Drop every picture, then transcribe the remaining data exactly.

*COLLECTED MATERIAL*.
_____

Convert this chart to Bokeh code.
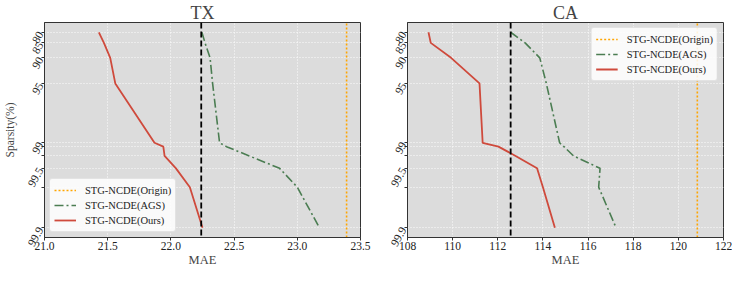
import math
from bokeh.plotting import figure
from bokeh.layouts import row
from bokeh.models import (Range1d, FixedTicker, Span, Legend, LegendItem,
                          PrintfTickFormatter, BasicTickFormatter)
from bokeh.embed import file_html
from bokeh.resources import INLINE

# ---------------- data ----------------
SPARSITY = [80, 85, 90, 95, 99, 99.1, 99.3, 99.5, 99.7, 99.9]
SPARSITY_LABELS = ["80", "85", "90", "95", "99", " ", " ", "99.5", " ", "99.9"]

TX_OURS = [21.43, 21.47, 21.52, 21.56, 21.87, 21.94, 21.95, 22.04, 22.15, 22.25]
TX_AGS = [22.245, 22.27, 22.31, 22.33, 22.385, 22.44, 22.62, 22.86, 23.00, 23.175]
TX_ORIGIN = 23.39
TX_DENSE = 22.24
TX_XTICKS = [21.0, 21.5, 22.0, 22.5, 23.0, 23.5]

CA_OURS = [108.93, 109.03, 109.93, 111.19, 111.33, 112.03, 112.79, 113.74, 114.0, 114.53]
CA_AGS = [112.57, 113.21, 113.86, 114.15, 114.74, 114.93, 115.36, 116.53, 116.47, 117.24]
CA_ORIGIN = 120.84
CA_DENSE = 112.57
CA_XTICKS = [108, 110, 112, 114, 116, 118, 120, 122]

LABEL_ORIGIN = "STG-NCDE(Origin)"
LABEL_AGS = "STG-NCDE(AGS)"
LABEL_OURS = "STG-NCDE(Ours)"

FONT = "Liberation Serif"
RED = "#cf4a3c"
GREEN = "#4b7d52"
ORANGE = "#ffa500"
BG = "#dcdcdc"
EDGE = "#333333"

# y axis: remaining share (100 - sparsity) on a log scale, 80% at the top
Y_LO, Y_HI = 0.0767, 26.06


def make(title, xr, xticks, xfmt, ours, ags, origin, dense, legend_loc,
         ylabel, width, mbl, mbr):
    p = figure(width=width, height=269, x_range=Range1d(*xr),
               y_range=Range1d(Y_LO, Y_HI), y_axis_type="log",
               output_backend="svg", toolbar_location=None, title=title,
               min_border_left=mbl, min_border_right=mbr,
               min_border_top=14, min_border_bottom=28)
    p.title.align = "center"
    p.title.text_font = FONT
    p.title.text_font_style = "normal"
    p.title.text_font_size = "18px"
    p.title.standoff = 0
    p.title.offset = 0
    p.background_fill_color = BG
    p.border_fill_color = "white"
    p.outline_line_color = EDGE
    p.outline_line_width = 1

    for g in (p.xgrid, p.ygrid):
        g.grid_line_color = "white"
        g.grid_line_dash = "1 2"
        g.grid_line_width = 1
        g.grid_line_alpha = 0.9

    yvals = [100 - s for s in SPARSITY]
    p.yaxis.ticker = FixedTicker(ticks=yvals)
    p.yaxis.formatter = BasicTickFormatter()
    p.yaxis.major_label_overrides = {v: lab for v, lab in zip(yvals, SPARSITY_LABELS)}
    p.yaxis.major_label_orientation = math.pi / 3
    p.xaxis.ticker = FixedTicker(ticks=xticks)
    p.xaxis.formatter = PrintfTickFormatter(format=xfmt)
    for ax in (p.xaxis[0], p.yaxis[0]):
        ax.axis_line_color = EDGE
        ax.major_tick_line_color = EDGE
        ax.major_tick_out = 3
        ax.major_tick_in = 0
        ax.minor_tick_line_color = None
        ax.major_label_text_font = FONT
        ax.major_label_text_font_size = "11.5px"
        ax.major_label_text_color = "#222222"
        ax.major_label_standoff = 1
        ax.axis_label_text_font = FONT
        ax.axis_label_text_font_style = "normal"
        ax.axis_label_standoff = 0
    p.xaxis.axis_label_text_font_size = "12.5px"
    p.yaxis.axis_label_text_font_size = "11.5px"
    p.yaxis.axis_label_standoff = 1
    p.xaxis.axis_label = "MAE"
    if ylabel:
        p.yaxis.axis_label = ylabel

    r_ours = p.line(ours, yvals, line_color=RED, line_width=1.8)
    r_ags = p.line(ags, yvals, line_color=GREEN, line_width=1.6,
                   line_dash="9 3 2 3")
    r_orig = p.line(x=[origin, origin], y=[Y_LO, Y_HI], line_color=ORANGE,
                    line_width=1.6, line_dash="2 2")
    p.add_layout(Span(location=dense, dimension="height", line_color="black",
                      line_width=1.8, line_dash="6 3"))

    legend = Legend(items=[LegendItem(label=LABEL_ORIGIN, renderers=[r_orig]),
                           LegendItem(label=LABEL_AGS, renderers=[r_ags]),
                           LegendItem(label=LABEL_OURS, renderers=[r_ours])],
                    location=legend_loc)
    legend.label_text_font = FONT
    legend.label_text_font_size = "10.5px"
    legend.label_text_color = "#222222"
    legend.background_fill_color = "white"
    legend.background_fill_alpha = 0.85
    legend.border_line_color = "#cccccc"
    legend.border_line_width = 1
    legend.border_radius = 3
    legend.glyph_width = 22
    legend.glyph_height = 14
    legend.label_height = 14
    legend.label_standoff = 9
    legend.spacing = 1
    legend.padding = 4
    legend.margin = 5
    p.add_layout(legend)
    return p


p1 = make("TX", (21.0, 23.5), TX_XTICKS, "%.1f", TX_OURS, TX_AGS, TX_ORIGIN,
          TX_DENSE, "bottom_left", "Sparsity(%)", 379, 44, 19)
p2 = make("CA", (108, 122), CA_XTICKS, "%d", CA_OURS, CA_AGS, CA_ORIGIN,
          CA_DENSE, "top_right", None, 353, 28, 9)

layout = row(p1, p2)
open("out.html", "w").write(file_html(layout, INLINE))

_____

*RESULT FOR THIS TASK*.
Convert this chart to Bokeh code.
import math
from bokeh.plotting import figure
from bokeh.layouts import row
from bokeh.models import (Range1d, FixedTicker, Span, Legend, LegendItem,
                          PrintfTickFormatter, BasicTickFormatter)
from bokeh.embed import file_html
from bokeh.resources import INLINE

# ---------------- data ----------------
SPARSITY = [80, 85, 90, 95, 99, 99.1, 99.3, 99.5, 99.7, 99.9]
SPARSITY_LABELS = ["80", "85", "90", "95", "99", " ", " ", "99.5", " ", "99.9"]

TX_OURS = [21.43, 21.47, 21.52, 21.56, 21.87, 21.94, 21.95, 22.04, 22.15, 22.25]
TX_AGS = [22.245, 22.27, 22.31, 22.33, 22.385, 22.44, 22.62, 22.86, 23.00, 23.175]
TX_ORIGIN = 23.39
TX_DENSE = 22.24
TX_XTICKS = [21.0, 21.5, 22.0, 22.5, 23.0, 23.5]

CA_OURS = [108.93, 109.03, 109.93, 111.19, 111.33, 112.03, 112.79, 113.74, 114.0, 114.53]
CA_AGS = [112.57, 113.21, 113.86, 114.15, 114.74, 114.93, 115.36, 116.53, 116.47, 117.24]
CA_ORIGIN = 120.84
CA_DENSE = 112.57
CA_XTICKS = [108, 110, 112, 114, 116, 118, 120, 122]

LABEL_ORIGIN = "STG-NCDE(Origin)"
LABEL_AGS = "STG-NCDE(AGS)"
LABEL_OURS = "STG-NCDE(Ours)"

FONT = "Liberation Serif"
RED = "#cf4a3c"
GREEN = "#4b7d52"
ORANGE = "#ffa500"
BG = "#dcdcdc"
EDGE = "#333333"

# y axis: remaining share (100 - sparsity) on a log scale, 80% at the top
Y_LO, Y_HI = 0.0767, 26.06


def make(title, xr, xticks, xfmt, ours, ags, origin, dense, legend_loc,
         ylabel, width, mbl, mbr):
    p = figure(width=width, height=269, x_range=Range1d(*xr),
               y_range=Range1d(Y_LO, Y_HI), y_axis_type="log",
               output_backend="svg", toolbar_location=None, title=title,
               min_border_left=mbl, min_border_right=mbr,
               min_border_top=14, min_border_bottom=28)
    p.title.align = "center"
    p.title.text_font = FONT
    p.title.text_font_style = "normal"
    p.title.text_font_size = "18px"
    p.title.standoff = 0
    p.title.offset = 0
    p.background_fill_color = BG
    p.border_fill_color = "white"
    p.outline_line_color = EDGE
    p.outline_line_width = 1

    for g in (p.xgrid, p.ygrid):
        g.grid_line_color = "white"
        g.grid_line_dash = "1 2"
        g.grid_line_width = 1
        g.grid_line_alpha = 0.9

    yvals = [100 - s for s in SPARSITY]
    p.yaxis.ticker = FixedTicker(ticks=yvals)
    p.yaxis.formatter = BasicTickFormatter()
    p.yaxis.major_label_overrides = {v: lab for v, lab in zip(yvals, SPARSITY_LABELS)}
    p.yaxis.major_label_orientation = math.pi / 3
    p.xaxis.ticker = FixedTicker(ticks=xticks)
    p.xaxis.formatter = PrintfTickFormatter(format=xfmt)
    for ax in (p.xaxis[0], p.yaxis[0]):
        ax.axis_line_color = EDGE
        ax.major_tick_line_color = EDGE
        ax.major_tick_out = 3
        ax.major_tick_in = 0
        ax.minor_tick_line_color = None
        ax.major_label_text_font = FONT
        ax.major_label_text_font_size = "11.5px"
        ax.major_label_text_color = "#222222"
        ax.major_label_standoff = 1
        ax.axis_label_text_font = FONT
        ax.axis_label_text_font_style = "normal"
        ax.axis_label_standoff = 0
    p.xaxis.axis_label_text_font_size = "12.5px"
    p.yaxis.axis_label_text_font_size = "11.5px"
    p.yaxis.axis_label_standoff = 1
    p.xaxis.axis_label = "MAE"
    if ylabel:
        p.yaxis.axis_label = ylabel

    r_ours = p.line(ours, yvals, line_color=RED, line_width=1.8)
    r_ags = p.line(ags, yvals, line_color=GREEN, line_width=1.6,
                   line_dash="9 3 2 3")
    r_orig = p.line(x=[origin, origin], y=[Y_LO, Y_HI], line_color=ORANGE,
                    line_width=1.6, line_dash="2 2")
    p.add_layout(Span(location=dense, dimension="height", line_color="black",
                      line_width=1.8, line_dash="6 3"))

    legend = Legend(items=[LegendItem(label=LABEL_ORIGIN, renderers=[r_orig]),
                           LegendItem(label=LABEL_AGS, renderers=[r_ags]),
                           LegendItem(label=LABEL_OURS, renderers=[r_ours])],
                    location=legend_loc)
    legend.label_text_font = FONT
    legend.label_text_font_size = "10.5px"
    legend.label_text_color = "#222222"
    legend.background_fill_color = "white"
    legend.background_fill_alpha = 0.85
    legend.border_line_color = "#cccccc"
    legend.border_line_width = 1
    legend.border_radius = 3
    legend.glyph_width = 22
    legend.glyph_height = 14
    legend.label_height = 14
    legend.label_standoff = 9
    legend.spacing = 1
    legend.padding = 4
    legend.margin = 5
    p.add_layout(legend)
    return p


p1 = make("TX", (21.0, 23.5), TX_XTICKS, "%.1f", TX_OURS, TX_AGS, TX_ORIGIN,
          TX_DENSE, "bottom_left", "Sparsity(%)", 379, 44, 19)
p2 = make("CA", (108, 122), CA_XTICKS, "%d", CA_OURS, CA_AGS, CA_ORIGIN,
          CA_DENSE, "top_right", None, 353, 28, 9)

layout = row(p1, p2)
open("out.html", "w").write(file_html(layout, INLINE))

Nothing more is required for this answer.